- Typical Victory ship

History

United States
- Name: Waco Victory
- Owner: U.S. Maritime Commission
- Operator: America Mail Line
- Builder: California Shipbuilding Corporation
- Laid down: 12 May 1944
- Launched: 22 July 1944
- Acquired: 14 October 1944
- Out of service: 1946
- Fate: Sold to Belgium, 1947

Belgium
- Name: Vinkt
- Owner: Compagnie Maritime Belge
- Acquired: 1947
- Fate: Sold to Liberia, 1965

Liberia
- Name: Hongkong Grace
- Owner: United Transoceanic Shipping Corp. (1965—1968); Universal Marine Corp. (1968—1973);
- Acquired: 1965
- Fate: Damaged in a collision with the SS Mina, 1973; scrapped shortly thereafter

General characteristics
- Class & type: VC2-S-AP3 Victory ship
- Tonnage: 7612 GRT, 4,553 NRT
- Displacement: 15,200 tons
- Length: 455 ft (139 m)
- Beam: 62 ft (19 m)
- Draught: 28 ft (8.5 m)
- Installed power: 8,500 shp (6,300 kW)
- Propulsion: HP & LP turbines geared to a single 20.5-foot (6.2 m) propeller
- Speed: 16.5 knots
- Boats & landing craft carried: 4 Lifeboats
- Complement: 62 Merchant Marine and 28 US Naval Armed Guards
- Armament: 1 × 5 inch (127 mm)/38 caliber gun; 1 × 3 inch (76 mm)/50 caliber gun; 8 × 20 mm Oerlikon;

= SS Waco Victory =

Victory ship of the United States

The SS Waco Victory was a Victory ship built during World War II under the Emergency Shipbuilding program. She was launched by the California Shipbuilding Company on July 22, 1944, and completed on October 14, 1944. The ship's United States Maritime Commission designation was 'VC2- S- AP3, hull number 37'. The 10,500-ton Victory ships were designed to replace the earlier Liberty Ships. Liberty ships were designed to be used just for World War II compared to Victory ships, which were designed to last longer and serve the US Navy after the war. Victory ships differed from Liberty ships in that they were faster, longer and wider, taller, had a thinner stack set farther toward the superstructure, and had a long raised forecastle.

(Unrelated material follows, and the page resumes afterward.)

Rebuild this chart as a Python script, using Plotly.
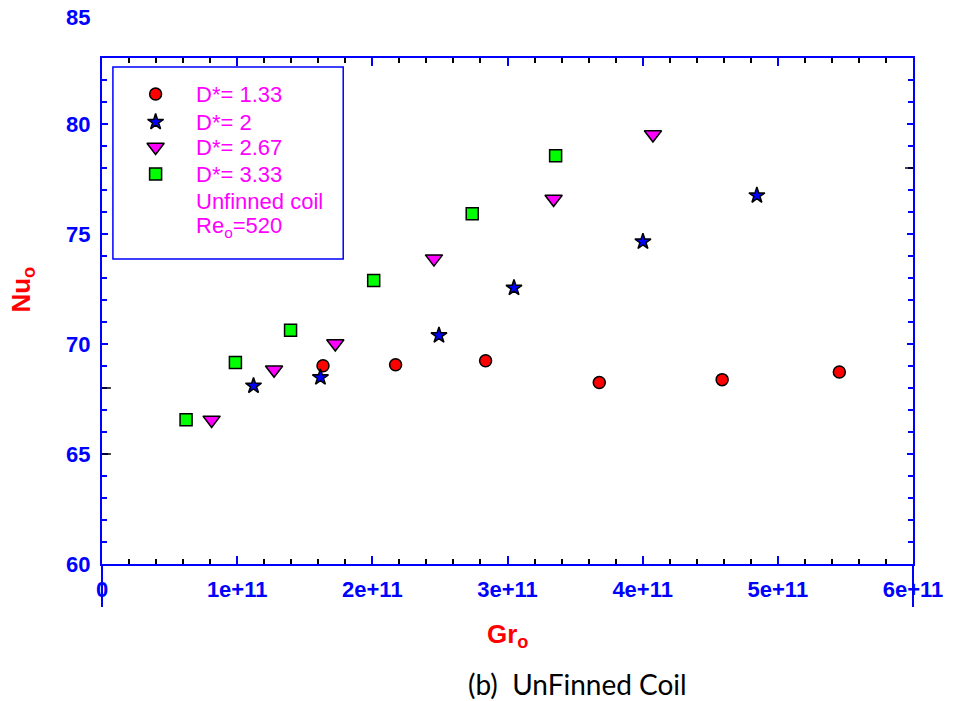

Following World War II service, Waco Victory was sold to Belgium where she served as the SS Vinkt from 1947 to 1965. She was eventually resold to Liberia in 1965 where she sailed as the SS Hongkong Grace until she was damaged in a collision with the SS Mina in 1973. Deemed beyond repair, she was eventually scrapped.

==Accidents and incidents==
1967: Severely damaged in a collision with the SS Linda; later repaired.

1973: Severely damaged in a collision with the SS Mina; scrapped soon after.